| Problem statement |
Reproduce every line of the material below, but drop the pictures.

| Data section |
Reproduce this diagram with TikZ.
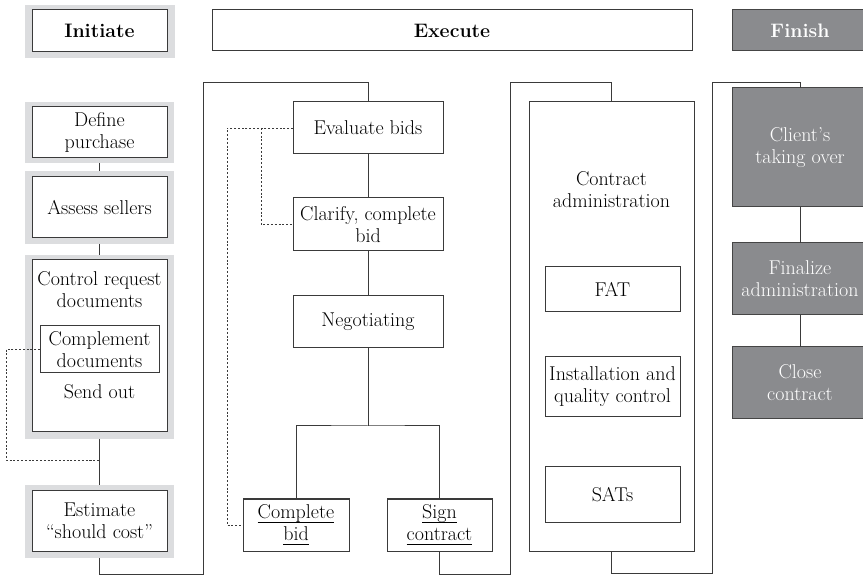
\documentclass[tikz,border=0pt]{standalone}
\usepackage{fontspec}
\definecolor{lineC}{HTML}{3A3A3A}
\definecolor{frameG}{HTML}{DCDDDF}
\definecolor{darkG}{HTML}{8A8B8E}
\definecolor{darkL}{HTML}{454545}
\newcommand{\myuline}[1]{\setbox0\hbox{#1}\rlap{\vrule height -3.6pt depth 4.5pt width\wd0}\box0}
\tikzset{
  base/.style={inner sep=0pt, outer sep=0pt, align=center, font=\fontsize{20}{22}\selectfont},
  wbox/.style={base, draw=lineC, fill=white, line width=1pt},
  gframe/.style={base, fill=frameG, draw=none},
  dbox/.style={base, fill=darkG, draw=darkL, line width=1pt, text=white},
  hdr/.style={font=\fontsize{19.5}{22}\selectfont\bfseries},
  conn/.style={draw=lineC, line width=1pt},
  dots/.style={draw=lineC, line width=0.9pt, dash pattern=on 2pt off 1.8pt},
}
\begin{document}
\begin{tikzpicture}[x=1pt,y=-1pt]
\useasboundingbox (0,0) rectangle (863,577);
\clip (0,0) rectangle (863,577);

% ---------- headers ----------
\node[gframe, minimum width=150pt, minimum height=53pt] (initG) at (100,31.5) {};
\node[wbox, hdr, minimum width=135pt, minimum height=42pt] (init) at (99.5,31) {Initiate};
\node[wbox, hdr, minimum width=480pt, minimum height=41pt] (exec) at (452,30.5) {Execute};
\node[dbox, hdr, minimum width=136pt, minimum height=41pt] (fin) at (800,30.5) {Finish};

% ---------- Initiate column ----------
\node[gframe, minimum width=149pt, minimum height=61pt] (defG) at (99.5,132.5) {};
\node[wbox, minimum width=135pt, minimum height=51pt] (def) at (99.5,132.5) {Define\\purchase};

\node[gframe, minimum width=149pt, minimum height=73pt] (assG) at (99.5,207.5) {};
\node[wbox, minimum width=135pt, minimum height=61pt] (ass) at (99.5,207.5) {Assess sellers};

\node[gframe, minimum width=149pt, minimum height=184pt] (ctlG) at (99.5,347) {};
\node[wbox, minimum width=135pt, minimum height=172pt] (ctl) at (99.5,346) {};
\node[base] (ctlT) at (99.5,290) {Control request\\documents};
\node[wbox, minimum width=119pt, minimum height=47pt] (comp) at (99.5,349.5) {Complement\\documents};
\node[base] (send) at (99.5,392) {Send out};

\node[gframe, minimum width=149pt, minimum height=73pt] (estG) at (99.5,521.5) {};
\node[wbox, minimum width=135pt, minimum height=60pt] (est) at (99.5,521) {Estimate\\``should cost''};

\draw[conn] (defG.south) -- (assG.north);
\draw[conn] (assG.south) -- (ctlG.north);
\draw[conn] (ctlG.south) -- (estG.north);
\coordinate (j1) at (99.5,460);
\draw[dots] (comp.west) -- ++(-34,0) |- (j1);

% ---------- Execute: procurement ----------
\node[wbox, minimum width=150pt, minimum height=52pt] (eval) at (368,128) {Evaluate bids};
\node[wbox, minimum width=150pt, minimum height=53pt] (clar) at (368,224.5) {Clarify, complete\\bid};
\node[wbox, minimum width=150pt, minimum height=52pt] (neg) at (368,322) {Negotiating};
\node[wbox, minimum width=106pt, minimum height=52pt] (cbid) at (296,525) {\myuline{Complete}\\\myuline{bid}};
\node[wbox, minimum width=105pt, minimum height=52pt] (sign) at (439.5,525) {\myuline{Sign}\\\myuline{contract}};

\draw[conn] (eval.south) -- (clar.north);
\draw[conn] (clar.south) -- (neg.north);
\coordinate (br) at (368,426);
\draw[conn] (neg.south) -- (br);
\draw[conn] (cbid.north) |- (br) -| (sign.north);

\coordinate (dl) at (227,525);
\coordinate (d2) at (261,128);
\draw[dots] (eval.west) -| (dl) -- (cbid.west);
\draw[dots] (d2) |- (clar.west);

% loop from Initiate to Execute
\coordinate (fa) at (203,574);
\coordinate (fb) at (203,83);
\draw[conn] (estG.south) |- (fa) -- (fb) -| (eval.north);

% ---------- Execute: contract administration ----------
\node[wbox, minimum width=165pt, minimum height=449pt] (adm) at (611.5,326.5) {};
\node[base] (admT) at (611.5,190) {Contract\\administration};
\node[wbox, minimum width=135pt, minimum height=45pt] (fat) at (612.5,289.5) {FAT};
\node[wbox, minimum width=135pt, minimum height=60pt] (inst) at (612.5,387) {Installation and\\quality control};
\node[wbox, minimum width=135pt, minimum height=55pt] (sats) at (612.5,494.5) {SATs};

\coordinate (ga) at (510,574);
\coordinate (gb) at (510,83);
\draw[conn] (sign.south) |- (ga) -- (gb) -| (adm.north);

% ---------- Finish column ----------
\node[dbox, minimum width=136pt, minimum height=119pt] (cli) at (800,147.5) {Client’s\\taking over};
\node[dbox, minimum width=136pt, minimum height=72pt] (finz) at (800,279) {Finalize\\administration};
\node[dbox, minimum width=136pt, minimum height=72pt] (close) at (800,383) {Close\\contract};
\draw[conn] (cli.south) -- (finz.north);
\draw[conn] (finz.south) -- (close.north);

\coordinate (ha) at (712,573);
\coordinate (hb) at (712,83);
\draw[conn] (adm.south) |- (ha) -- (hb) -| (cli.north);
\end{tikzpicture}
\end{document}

| Reply |
Reproduce this diagram with TikZ.
\documentclass[tikz,border=0pt]{standalone}
\usepackage{fontspec}
\definecolor{lineC}{HTML}{3A3A3A}
\definecolor{frameG}{HTML}{DCDDDF}
\definecolor{darkG}{HTML}{8A8B8E}
\definecolor{darkL}{HTML}{454545}
\newcommand{\myuline}[1]{\setbox0\hbox{#1}\rlap{\vrule height -3.6pt depth 4.5pt width\wd0}\box0}
\tikzset{
  base/.style={inner sep=0pt, outer sep=0pt, align=center, font=\fontsize{20}{22}\selectfont},
  wbox/.style={base, draw=lineC, fill=white, line width=1pt},
  gframe/.style={base, fill=frameG, draw=none},
  dbox/.style={base, fill=darkG, draw=darkL, line width=1pt, text=white},
  hdr/.style={font=\fontsize{19.5}{22}\selectfont\bfseries},
  conn/.style={draw=lineC, line width=1pt},
  dots/.style={draw=lineC, line width=0.9pt, dash pattern=on 2pt off 1.8pt},
}
\begin{document}
\begin{tikzpicture}[x=1pt,y=-1pt]
\useasboundingbox (0,0) rectangle (863,577);
\clip (0,0) rectangle (863,577);

% ---------- headers ----------
\node[gframe, minimum width=150pt, minimum height=53pt] (initG) at (100,31.5) {};
\node[wbox, hdr, minimum width=135pt, minimum height=42pt] (init) at (99.5,31) {Initiate};
\node[wbox, hdr, minimum width=480pt, minimum height=41pt] (exec) at (452,30.5) {Execute};
\node[dbox, hdr, minimum width=136pt, minimum height=41pt] (fin) at (800,30.5) {Finish};

% ---------- Initiate column ----------
\node[gframe, minimum width=149pt, minimum height=61pt] (defG) at (99.5,132.5) {};
\node[wbox, minimum width=135pt, minimum height=51pt] (def) at (99.5,132.5) {Define\\purchase};

\node[gframe, minimum width=149pt, minimum height=73pt] (assG) at (99.5,207.5) {};
\node[wbox, minimum width=135pt, minimum height=61pt] (ass) at (99.5,207.5) {Assess sellers};

\node[gframe, minimum width=149pt, minimum height=184pt] (ctlG) at (99.5,347) {};
\node[wbox, minimum width=135pt, minimum height=172pt] (ctl) at (99.5,346) {};
\node[base] (ctlT) at (99.5,290) {Control request\\documents};
\node[wbox, minimum width=119pt, minimum height=47pt] (comp) at (99.5,349.5) {Complement\\documents};
\node[base] (send) at (99.5,392) {Send out};

\node[gframe, minimum width=149pt, minimum height=73pt] (estG) at (99.5,521.5) {};
\node[wbox, minimum width=135pt, minimum height=60pt] (est) at (99.5,521) {Estimate\\``should cost''};

\draw[conn] (defG.south) -- (assG.north);
\draw[conn] (assG.south) -- (ctlG.north);
\draw[conn] (ctlG.south) -- (estG.north);
\coordinate (j1) at (99.5,460);
\draw[dots] (comp.west) -- ++(-34,0) |- (j1);

% ---------- Execute: procurement ----------
\node[wbox, minimum width=150pt, minimum height=52pt] (eval) at (368,128) {Evaluate bids};
\node[wbox, minimum width=150pt, minimum height=53pt] (clar) at (368,224.5) {Clarify, complete\\bid};
\node[wbox, minimum width=150pt, minimum height=52pt] (neg) at (368,322) {Negotiating};
\node[wbox, minimum width=106pt, minimum height=52pt] (cbid) at (296,525) {\myuline{Complete}\\\myuline{bid}};
\node[wbox, minimum width=105pt, minimum height=52pt] (sign) at (439.5,525) {\myuline{Sign}\\\myuline{contract}};

\draw[conn] (eval.south) -- (clar.north);
\draw[conn] (clar.south) -- (neg.north);
\coordinate (br) at (368,426);
\draw[conn] (neg.south) -- (br);
\draw[conn] (cbid.north) |- (br) -| (sign.north);

\coordinate (dl) at (227,525);
\coordinate (d2) at (261,128);
\draw[dots] (eval.west) -| (dl) -- (cbid.west);
\draw[dots] (d2) |- (clar.west);

% loop from Initiate to Execute
\coordinate (fa) at (203,574);
\coordinate (fb) at (203,83);
\draw[conn] (estG.south) |- (fa) -- (fb) -| (eval.north);

% ---------- Execute: contract administration ----------
\node[wbox, minimum width=165pt, minimum height=449pt] (adm) at (611.5,326.5) {};
\node[base] (admT) at (611.5,190) {Contract\\administration};
\node[wbox, minimum width=135pt, minimum height=45pt] (fat) at (612.5,289.5) {FAT};
\node[wbox, minimum width=135pt, minimum height=60pt] (inst) at (612.5,387) {Installation and\\quality control};
\node[wbox, minimum width=135pt, minimum height=55pt] (sats) at (612.5,494.5) {SATs};

\coordinate (ga) at (510,574);
\coordinate (gb) at (510,83);
\draw[conn] (sign.south) |- (ga) -- (gb) -| (adm.north);

% ---------- Finish column ----------
\node[dbox, minimum width=136pt, minimum height=119pt] (cli) at (800,147.5) {Client’s\\taking over};
\node[dbox, minimum width=136pt, minimum height=72pt] (finz) at (800,279) {Finalize\\administration};
\node[dbox, minimum width=136pt, minimum height=72pt] (close) at (800,383) {Close\\contract};
\draw[conn] (cli.south) -- (finz.north);
\draw[conn] (finz.south) -- (close.north);

\coordinate (ha) at (712,573);
\coordinate (hb) at (712,83);
\draw[conn] (adm.south) |- (ha) -- (hb) -| (cli.north);
\end{tikzpicture}
\end{document}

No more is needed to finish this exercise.